En bis, la suite pour violoncelle n°1 de Bach - pour violoncelle mais à l'alto. Je me demandais si j'allais l'entendre un jour en concert. Je me demande à présent si je l'entendrai un jour en concert jouée lentement, avec des moments très étirés presque en chute libre avant d'être rattrapés in extremis par le crescendo, histoire de nous donner le vertige. C'est comme avec les feux d'artifice, il faut apercevoir la retombée pour apprécier la fusée suivante - sinon c'est courir droit à la jouissance en oubliant le plaisir.

 

Farfalle tonde.

Ravel sert à Daphnis et Chloé un plat de farfalle tonde, c'est une évidence au-delà des mots (j'avais la forme de la pâte et pas le nom). Des formes riches et rondes qui miroitent avec force, c'est une mer déchaînée de tableau impressionniste ou un plat de farfalle tonde. Un moment fort, au figuré comme au propre.

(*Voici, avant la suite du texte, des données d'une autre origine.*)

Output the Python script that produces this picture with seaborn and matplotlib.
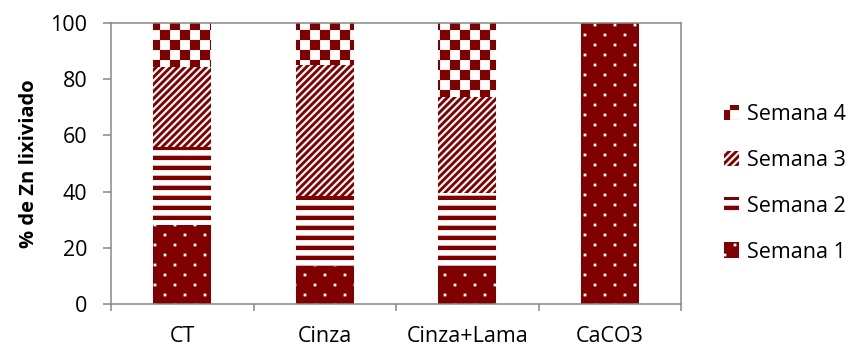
import numpy as np
import matplotlib
matplotlib.use("Agg")
import matplotlib.pyplot as plt
import matplotlib.hatch as mhatch
from matplotlib.path import Path
from matplotlib.patches import Patch
import seaborn as sns

# Share of leached zinc per week (% of total), one value per treatment
categories = ["CT", "Cinza", "Cinza+Lama", "CaCO3"]
weeks = ["Semana 1", "Semana 2", "Semana 3", "Semana 4"]
semana_1 = [28.0, 13.5, 13.0, 100.0]
semana_2 = [28.0, 25.0, 26.5, 0.0]
semana_3 = [28.5, 46.5, 34.0, 0.0]
semana_4 = [15.5, 15.0, 26.5, 0.0]
y_ticks = [0, 20, 40, 60, 80, 100]

MAROON = "#800000"
AXIS_GREY = "#878787"


# ---- filled-tile hatch patterns (checker, thick diagonals, bands, dots) ----
class _PolygonHatch(mhatch.HatchPatternBase):
    key = ""
    filled = True

    def __init__(self, hatch, density):
        self.polys = self.polygons() if hatch and self.key in hatch else []
        self.num_vertices = 5 * len(self.polys)

    def polygons(self):
        return []

    def set_vertices_and_codes(self, vertices, codes):
        for i, poly in enumerate(self.polys):
            j = 5 * i
            vertices[j:j + 4] = poly
            vertices[j + 4] = poly[0]
            codes[j] = Path.MOVETO
            codes[j + 1:j + 4] = Path.LINETO
            codes[j + 4] = Path.CLOSEPOLY


def _rect(x0, y0, x1, y1):
    return [(x0, y0), (x1, y0), (x1, y1), (x0, y1)]


class CheckerHatch(_PolygonHatch):
    key = "+"

    def polygons(self):
        n = 10
        s = 1.0 / n
        return [_rect(i * s, j * s, (i + 1) * s, (j + 1) * s)
                for i in range(n) for j in range(n) if (i + j) % 2 == 0]


class DiagonalHatch(_PolygonHatch):
    key = "/"

    def polygons(self):
        n = 14
        w = 0.55 / n
        e = 0.05
        out = []
        for k in range(-n - 1, n + 2):
            a = k / n
            out.append([(a - e, -e), (a + w - e, -e),
                        (a + w + 1 + e, 1 + e), (a + 1 + e, 1 + e)])
        return out


class StripeHatch(_PolygonHatch):
    key = "-"

    def polygons(self):
        n = 10
        t = 0.42 / n
        return [_rect(-0.05, i / n, 1.05, i / n + t) for i in range(n)]


class DotHatch(_PolygonHatch):
    key = "."

    def polygons(self):
        rows, cols, h = 10, 5, 0.013
        out = []
        for r in range(rows):
            y = (r + 0.5) / rows
            for c in range(cols):
                x = (c + 0.25 + 0.5 * (r % 2)) / cols
                out.append(_rect(x - h, y - h, x + h, y + h))
        return out


mhatch._hatch_types = [CheckerHatch, DiagonalHatch, StripeHatch, DotHatch]

# ---- styling ----
sns.set_theme(style="white")
plt.rcParams["font.family"] = ["Open Sans", "DejaVu Sans"]
plt.rcParams["hatch.linewidth"] = 0.1
plt.rcParams["text.color"] = "black"
plt.rcParams["axes.labelcolor"] = "black"
plt.rcParams["xtick.color"] = "black"
plt.rcParams["ytick.color"] = "black"

FS = 15.5
styles = {
    "Semana 1": (MAROON, "white", "."),
    "Semana 2": ("white", MAROON, "-"),
    "Semana 3": ("white", MAROON, "/"),
    "Semana 4": ("white", MAROON, "+"),
}

fig = plt.figure(figsize=(8.53, 3.48), dpi=100)
ax = fig.add_axes([111 / 853, 44 / 348, 570 / 853, 281 / 348])

# stacked bars: draw cumulative totals from the top segment down
stack = np.array([semana_1, semana_2, semana_3, semana_4])
tops = stack.cumsum(axis=0)
for idx in reversed(range(len(weeks))):
    face, hcol, pat = styles[weeks[idx]]
    before = len(ax.patches)
    sns.barplot(x=categories, y=tops[idx], order=categories, color=face,
                saturation=1, width=0.41, errorbar=None, linewidth=0, ax=ax)
    for bar in ax.patches[before:]:
        bar.set_facecolor(face)
        bar.set_edgecolor(hcol)
        bar.set_hatch(pat)
        bar.set_linewidth(0)

ax.set_xlim(-0.5, len(categories) - 0.5)
ax.set_ylim(0, 100)
ax.set_yticks(y_ticks)
ax.set_yticklabels([str(t) for t in y_ticks], fontsize=FS)
ax.set_xticks(np.arange(-0.5, len(categories), 1.0))
ax.set_xticklabels([])
ax.set_xticks(range(len(categories)), minor=True)
ax.set_xticklabels(categories, minor=True, fontsize=FS)
ax.set_xlabel("")
ax.tick_params(axis="x", which="major", bottom=True, direction="out",
               length=5, width=1.1, color=AXIS_GREY)
ax.tick_params(axis="x", which="minor", bottom=True, length=0, pad=16)
ax.tick_params(axis="y", left=True, direction="out", length=6, width=1.1,
               color=AXIS_GREY, pad=11)
for spine in ax.spines.values():
    spine.set_color(AXIS_GREY)
    spine.set_linewidth(1.1)
ax.set_ylabel("% de Zn lixiviado", fontsize=FS - 1, fontweight="bold", labelpad=8)

handles = []
for week in reversed(weeks):
    face, hcol, pat = styles[week]
    handles.append(Patch(facecolor=face, edgecolor=hcol, hatch=pat,
                         linewidth=0, label=week))
fig.legend(handles=handles, loc="center left", bbox_to_anchor=(724 / 853, 0.473),
           frameon=False, fontsize=FS, handlelength=0.7, handleheight=0.7,
           handletextpad=0.35, labelspacing=1.15, borderpad=0, borderaxespad=0)

fig.savefig("out.png", dpi=100)
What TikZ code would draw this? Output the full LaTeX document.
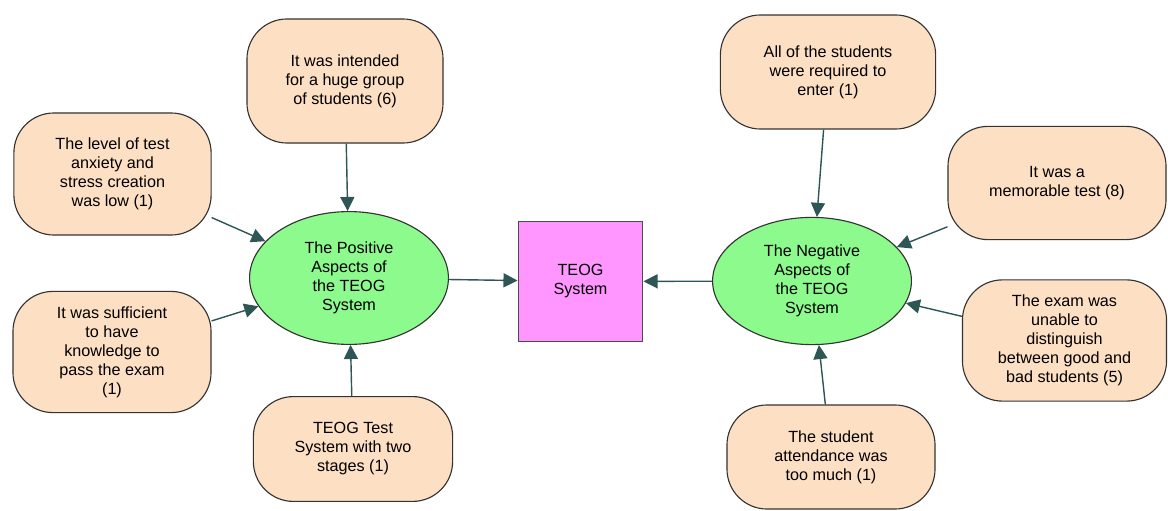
\documentclass[tikz,border=0pt]{standalone}
\usepackage{fontspec}
\setmainfont{Liberation Sans}
\usetikzlibrary{arrows.meta,shapes.geometric}
\definecolor{peach}{RGB}{253,223,196}
\definecolor{aspectgreen}{RGB}{140,250,140}
\definecolor{teogpink}{RGB}{255,150,255}
\definecolor{linkteal}{RGB}{47,86,86}
\begin{document}
\begin{tikzpicture} [x=0.025cm,y=-0.025cm,
	factor/.style={shape=rectangle,rounded corners=1cm,draw=black!80,line width=0.8pt,fill=peach,align=center,font=\fontsize{11.5}{13.5}\selectfont},
	aspect/.style={shape=ellipse,draw=black!80,line width=0.8pt,fill=aspectgreen,align=center,inner sep=0pt,minimum width=4.97cm,font=\fontsize{11.5}{13.5}\selectfont},
	system/.style={shape=rectangle,draw=black!70,line width=0.8pt,fill=teogpink,align=center,minimum width=3.12cm,minimum height=3.02cm,font=\fontsize{11.5}{13.5}\selectfont},
	link/.style={-{Triangle[length=10pt,width=10pt]},draw=linkteal,fill=linkteal,line width=1pt}]
	\useasboundingbox (0,0) rectangle (1168,511);

	\node (teogNode) at (580.5,281.5)[system] {TEOG\\System};
	\node (posNode) at (349,278)[aspect,minimum height=3.32cm] {The Positive\\Aspects of\\the TEOG\\System};
	\node (negNode) at (812,281)[aspect,minimum height=3.18cm] {The Negative\\Aspects of\\the TEOG\\System};

	\node (intendedNode) at (345,81)[factor,minimum width=4.9cm,minimum height=3.1cm] {It was intended\\for a huge group\\of students (6)};
	\node (anxietyNode) at (112.5,174)[factor,minimum width=4.93cm,minimum height=3.05cm] {The level of test\\anxiety and\\stress creation\\was low (1)};
	\node (sufficientNode) at (112,352)[factor,minimum width=4.95cm,minimum height=3.03cm] {It was sufficient\\to have\\knowledge to\\pass the exam\\(1)};
	\node (stagesNode) at (353,449)[factor,minimum width=4.98cm,minimum height=2.62cm] {TEOG Test\\System with two\\stages (1)};

	\node (enterNode) at (828,72)[factor,minimum width=5.38cm,minimum height=2.85cm] {All of the students\\were required to\\enter (1)};
	\node (memorableNode) at (1057,183)[factor,minimum width=5.45cm,minimum height=2.83cm] {It was a\\memorable test (8)};
	\node (distinguishNode) at (1064.5,340.5)[factor,minimum width=5.1cm,minimum height=3.03cm] {The exam was\\unable to\\distinguish\\between good and\\bad students (5)};
	\node (attendanceNode) at (831,457)[factor,minimum width=5.2cm,minimum height=2.6cm] {The student\\attendance was\\too much (1)};

	\draw[link] (intendedNode) -- (posNode);
	\draw[link] (anxietyNode) -- (posNode);
	\draw[link] (sufficientNode) -- (posNode);
	\draw[link] (stagesNode) -- (posNode);
	\draw[link] (enterNode) -- (negNode);
	\draw[link] (memorableNode) -- (negNode);
	\draw[link] (distinguishNode) -- (negNode);
	\draw[link] (attendanceNode) -- (negNode);
	\draw[link] (posNode) -- (teogNode);
	\draw[link] (negNode) -- (teogNode);
\end{tikzpicture}
\end{document}
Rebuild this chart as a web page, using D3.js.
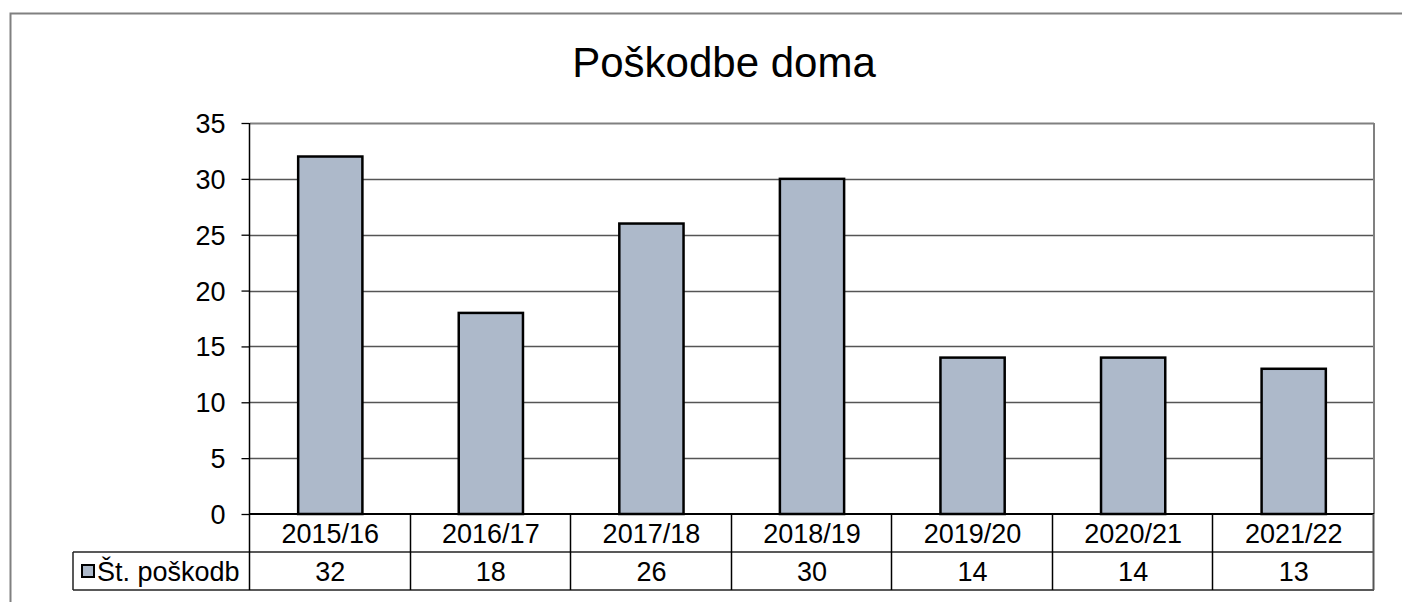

René Gruau and the line of beauty

Titre parfait pour une exposition sur la collaboration du dessinateur avec Christian Dior. Alors que les illustrations cédaient la place à la photographie, le couturier et parfumeur a continué à confier ses publicités à René Gruau. C'est qu'il s'agit moins d'un illustrateur (sauf pour ses esquisses de « femme moderne » qui ont vieilli à côté de son éternel féminin) que d'un dessinateur qui a un trait épuré pour toute ligne de conduite. Simples et sûres comme des tracés de calligraphie, ses lignes souples donnent forme à des femmes d'une élégance folle. So chic !

[Diorissimo]

Un temps où l'on savait vivre, il suffit de voir les magnifiques cartes de vœux (faudrait que je me dépêche, la fin du mois va vite arriver) gaufrées avec incrustation de tissu pour s'en persuader. Du luxe mais aussi de l'humour, comme pour cette publicité où le traditionnel verre d'alcool a été remplacé par le flacon de parfum :

 

Parmi l'hommage rendu au dessinateur par des artistes récents, ma contribution favorite a été celle de Jasper Goodall :

Belle scénographie sur fond de tulle, en plus.